Diphenhydramine hydrochloride (HCl) is an antihistamine that has drying (anticholinergic) and sedative or sleep-inducing effects. It works by battling histamine for receptor sites in affected cells. Diphenhydramine HCl is a white, crystalline, odourless powder that is soluble in both alcohol and water. It is used to treat all types of allergic reactions, as well as motion sickness, Parkinson's disease and sleeping problems. However, diphenhydramine HCl can produce a number of potential side effects, and may interact adversely with other drugs.
Diphenhydramine HCl is used primarily to treat allergic reactions or conjunctivitis caused by food, reactions to blood or plasma transfusions, skin reactions such as angioedema and urticaria, dermatographism (or hives: red itchy, irritating bumps) and antigen-induced anaphylactic reactions that are extremely severe.
It is also used to treat motion sickness, both actively and preventively, and to treat Parkinson's disease, including drug-induced Parkinson's disease. Diphenhydramine HCl is a gentler alternative to harsher Parkinson's medications, and is used primarily by elderly individuals and individuals with mild symptoms.

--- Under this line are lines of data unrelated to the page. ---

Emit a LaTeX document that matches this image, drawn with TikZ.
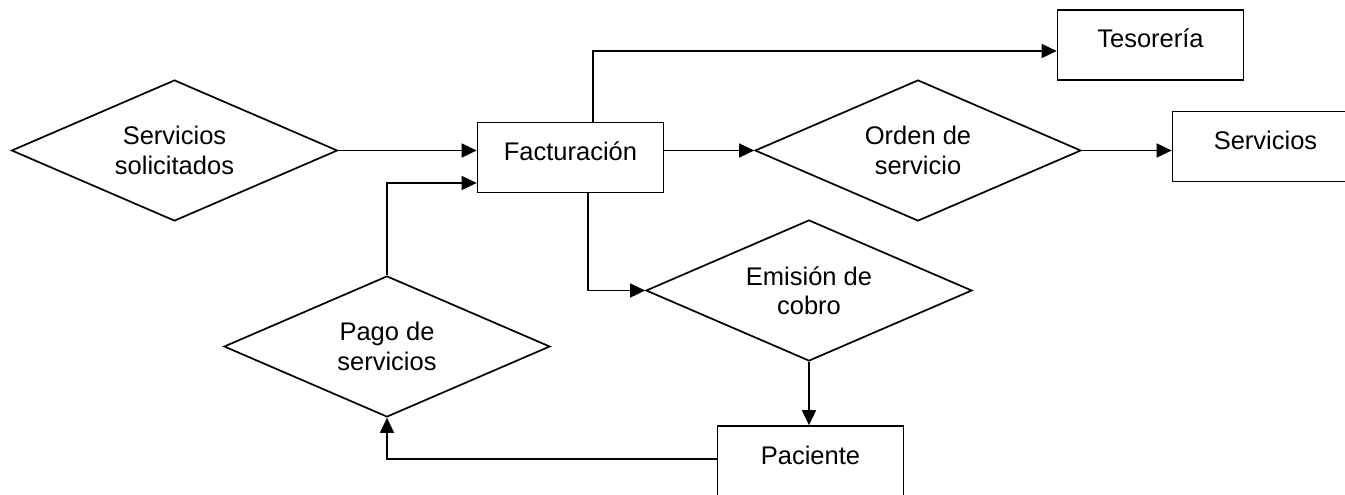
\documentclass[tikz,border=0pt]{standalone}
\usepackage{fontspec}
\setmainfont{Liberation Sans}
\usetikzlibrary{shapes.geometric,arrows.meta}
\tikzset{
  caja/.style={draw, line width=1.7pt, minimum width=186pt, minimum height=70pt,
    text height=18pt, text depth=12pt, inner sep=0pt},
  rombo/.style={draw, diamond, aspect=2.3, line width=1.7pt, minimum width=326pt,
    minimum height=141pt, inner sep=0pt, align=center},
  flecha/.style={line width=1.7pt, -{Triangle[length=15pt,width=14pt]}}
}
\begin{document}
\begin{tikzpicture}[x=1pt,y=-1pt,font=\fontsize{25.5}{29.5}\selectfont]
\useasboundingbox (0,0) rectangle (1345,495);
\node[rombo] (sol) at (174.5,150.5) {Servicios\\solicitados};
\node[caja] (fac) at (570.5,157.5) {Facturación};
\node[caja] (tes) at (1150.5,45) {Tesorería};
\node[rombo] (ord) at (918,150.5) {Orden de\\servicio};
\node[caja] (ser) at (1265.5,146.5) {Servicios};
\node[rombo] (emi) at (809,290.5) {Emisión de\\cobro};
\node[rombo] (pag) at (387,346.5) {Pago de\\servicios};
\node[caja] (pac) at (810.5,461) {Paciente};
\coordinate (c1) at (593,51);
\coordinate (c2) at (588,290);
\coordinate (c3) at (389,183);
\draw[flecha] (sol.east) -- (sol.east -| fac.west);
\draw[flecha] (ord.west -| fac.east) -- (ord.west);
\draw[flecha] (ord.east) -- (ord.east -| ser.west);
\draw[flecha] (fac.north -| c1) |- (tes.west |- c1);
\draw[flecha] (fac.south -| c2) |- (emi.west);
\draw[flecha] (emi.south) -- (emi.south |- pac.north);
\draw[flecha] ([yshift=2pt]pac.west) -| (pag.south);
\draw[flecha] (pag.north) |- (fac.west |- c3);
\end{tikzpicture}
\end{document}
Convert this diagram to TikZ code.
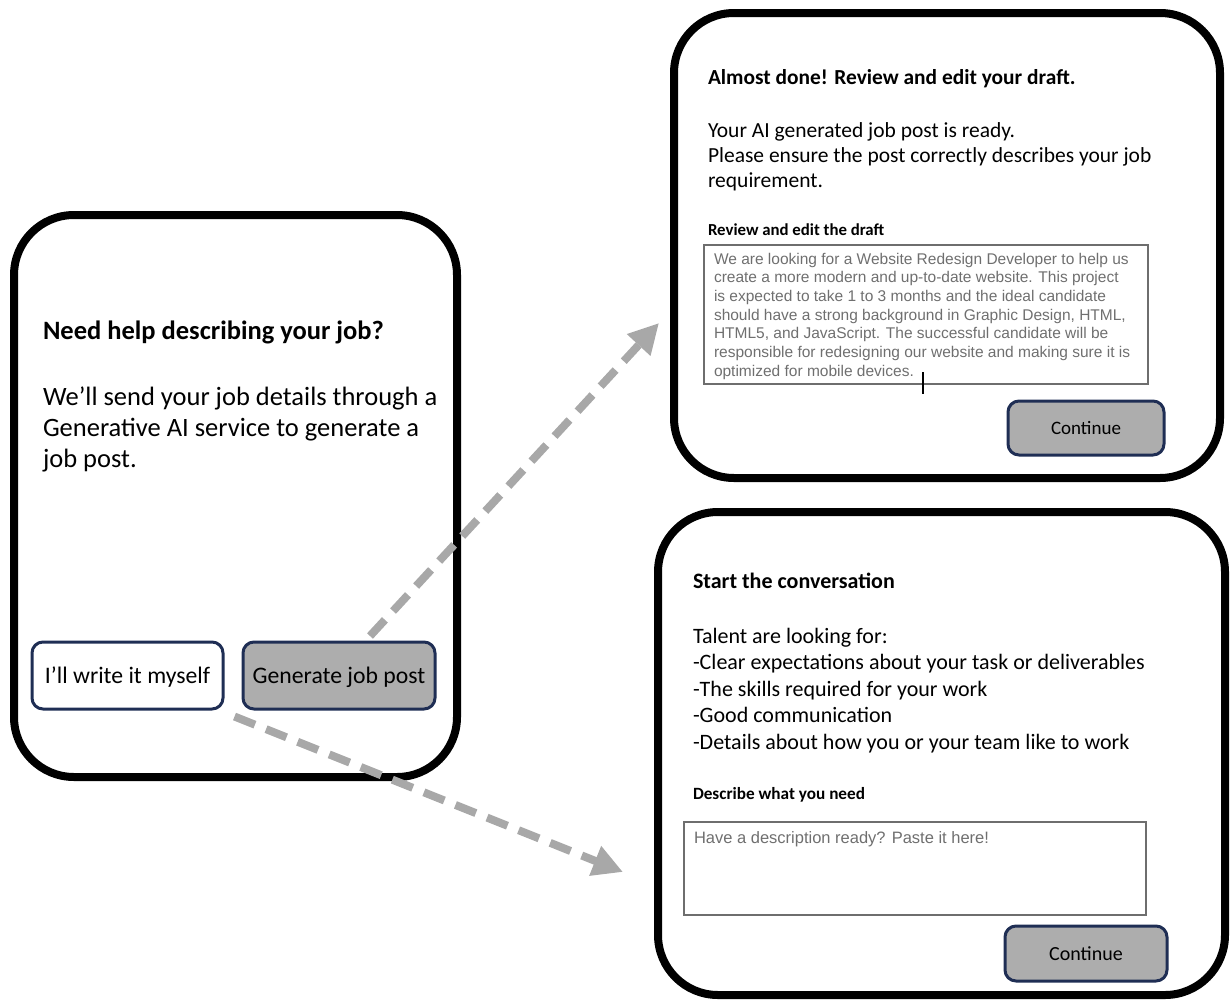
\documentclass[tikz,border=0pt]{standalone}
\usepackage{fontspec}
\setmainfont{Carlito}
\newfontfamily\arialf{Liberation Sans}
\usetikzlibrary{arrows.meta}
\definecolor{btnfill}{HTML}{ADADAD}
\definecolor{navy}{HTML}{1F2E54}
\definecolor{arrowgray}{HTML}{A8A8A8}
\definecolor{boxline}{HTML}{6E6E6E}
\definecolor{graytext}{HTML}{6F6F6F}
\tikzset{
  panel/.style={draw=black, line width=8pt, rounded corners=60pt, minimum width=#1},
  btn/.style={draw=navy, line width=3pt, rounded corners=11pt, inner sep=0pt},
  grayfill/.style={fill=btnfill},
  inbox/.style={draw=boxline, line width=2pt, inner sep=0pt},
  txt/.style={anchor=base west, inner sep=0pt, outer sep=0pt},
  flow/.style={draw=arrowgray, line width=8pt, dash pattern=on 22pt off 12pt,
    -{Triangle[length=30pt,width=30pt]}},
}
\begin{document}
\begin{tikzpicture}[x=1pt,y=-1pt]
\useasboundingbox (0,0) rectangle (1231,1001);
% ---------- left panel ----------
\node[panel=443pt, minimum height=562pt] (p1) at (235.5,496) {};
\node[txt, font=\fontsize{26.5}{30}\selectfont\bfseries] (t1) at (43,339) {Need help describing your job?};
\node[txt, font=\fontsize{26.5}{31}\selectfont] (b1a) at (43,405) {We’ll send your job details through a};
\node[txt, font=\fontsize{26.5}{31}\selectfont] (b1b) at (43,436) {Generative AI service to generate a};
\node[txt, font=\fontsize{26.5}{31}\selectfont] (b1c) at (43,467) {job post.};
\node[btn, minimum width=191pt, minimum height=67pt, font=\fontsize{23.7}{27}\selectfont,
  text height=15pt, text depth=0pt] (write) at (127.5,675.5) {I’ll write it myself};
\node[btn, grayfill, minimum width=192pt, minimum height=67pt, font=\fontsize{23.7}{27}\selectfont,
  text height=15pt, text depth=0pt] (gen) at (339,675.5) {Generate job post};
% ---------- top right panel ----------
\node[panel=546pt, minimum height=465pt] (p2) at (947,245.5) {};
\node[txt, font=\fontsize{21.4}{25}\selectfont\bfseries] (t2) at (708,84) {Almost done! Review and edit your draft.};
\node[txt, font=\fontsize{21.5}{25}\selectfont] (b2a) at (708,137) {Your AI generated job post is ready.};
\node[txt, font=\fontsize{21.5}{25}\selectfont] (b2b) at (708,162) {Please ensure the post correctly describes your job};
\node[txt, font=\fontsize{21.5}{25}\selectfont] (b2c) at (708,187) {requirement.};
\node[txt, font=\fontsize{16.8}{19}\selectfont\bfseries] (l2) at (708,235) {Review and edit the draft};
\node[inbox, minimum width=444pt, minimum height=139pt] (draft) at (926,314.5) {};
\foreach \i/\s in {0/{We are looking for a Website Redesign Developer to help us},
                   1/{create a more modern and up-to-date website. This project},
                   2/{is expected to take 1 to 3 months and the ideal candidate},
                   3/{should have a strong background in Graphic Design, HTML,},
                   4/{HTML5, and JavaScript. The successful candidate will be},
                   5/{responsible for redesigning our website and making sure it is}}
  \node[txt, font=\fontsize{15.5}{18}\selectfont\arialf, text=graytext] (d\i) at (714,264+18.67*\i) {\s};
\node[txt, font=\fontsize{15.5}{18}\selectfont\arialf, text=graytext] (d6) at (714,376) {optimized for mobile devices.};
\coordinate (cur) at ([xshift=9pt]d6.base east);
\draw[line width=1.3pt, black] ([yshift=4pt]cur) -- ([yshift=-18pt]cur);
\node[btn, grayfill, minimum width=156pt, minimum height=54pt, font=\fontsize{19}{22}\selectfont,
  text height=12pt, text depth=0pt] (cont1) at (1086,428) {Continue};
% ---------- bottom right panel ----------
\node[panel=567pt, minimum height=483pt] (p3) at (941.5,753.5) {};
\node[txt, font=\fontsize{22}{25}\selectfont\bfseries] (t3) at (693,588) {Start the conversation};
\node[txt, font=\fontsize{22}{26}\selectfont] (b3a) at (693,643) {Talent are looking for:};
\node[txt, font=\fontsize{22}{26}\selectfont] (b3b) at (693,669) {-Clear expectations about your task or deliverables};
\node[txt, font=\fontsize{22}{26}\selectfont] (b3c) at (693,696) {-The skills required for your work};
\node[txt, font=\fontsize{22}{26}\selectfont] (b3d) at (693,722) {-Good communication};
\node[txt, font=\fontsize{22}{26}\selectfont] (b3e) at (693,749) {-Details about how you or your team like to work};
\node[txt, font=\fontsize{17.2}{20}\selectfont\bfseries] (l3) at (693,799) {Describe what you need};
\node[inbox, minimum width=462pt, minimum height=93pt] (desc) at (915,868.5) {};
\node[txt, font=\fontsize{16.5}{19}\selectfont\arialf, text=graytext] (ph) at (694,843) {Have a description ready? Paste it here!};
\node[btn, grayfill, minimum width=162pt, minimum height=55pt, font=\fontsize{20}{23}\selectfont,
  text height=13pt, text depth=0pt] (cont2) at (1086,953.5) {Continue};
% ---------- connectors ----------
\coordinate (upS) at (370,636);
\coordinate (upE) at (659,323);
\coordinate (loE) at (623,872);
\draw[flow] (upS) -- (upE);
\draw[flow] ([shift={(10pt,-6pt)}]write.south east) -- (loE);
\end{tikzpicture}
\end{document}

The drug can also be used to aid in sleep.
The specific dosage of diphenhydramine HCl a patient should take varies on a case-by-case basis. According to drugs.com, in general, adults should take 25 to 50 milligrams, three to four times daily. If it is being used as a sleep-aid, an individual should take 50 milligrams before going to sleep. For children over 9.07 Kilogram in weight, drugs.com recommends a dosage of 12.5 or 25 milligrams three or four times daily. In no cases should the daily maximum dosage exceed 300 milligrams.
Diphenhydramine HCl is most often administered orally and is absorbed quickly into the body. The most activity occurs generally an hour after the drug has been taken. The average dose of diphenhydramine HCl is effective for between four and six hours. The drug is distributed widely throughout the body, including the central nervous system. In general, diphenhydramine HCl completely disappears from the body 24 hours after it is administered.
According to drugs.com, newborns, nursing mothers and individuals with narrow-angle glaucoma, bladder obstructions, peptic ulcers or prostatic hypertrophy should not use diphenhydramine HCl. Patients who have had lower respiratory diseases like asthma, hyperthyroidism, increased intraocular pressure, hypertension or cardiovascular disease should use the drug with caution. Diphenhydramine HCl has been known to interact with alcohol, MAO inhibitors and depressants like tranquillisers and hypnotics.
The most common adverse reactions to diphenhydramine HCl include rash, excessive sweating, urticaria, anaphylactic shock, chills, photosensitivity, and dryness of the nose, throat and mouth. The drug can also cause cardiovascular problems like hypotension and palpitations, hematologic problems like anaemia and thrombocytopenia, nervous system problems like dizziness and confusion, and respiratory problems like wheezing and bronchial secretions.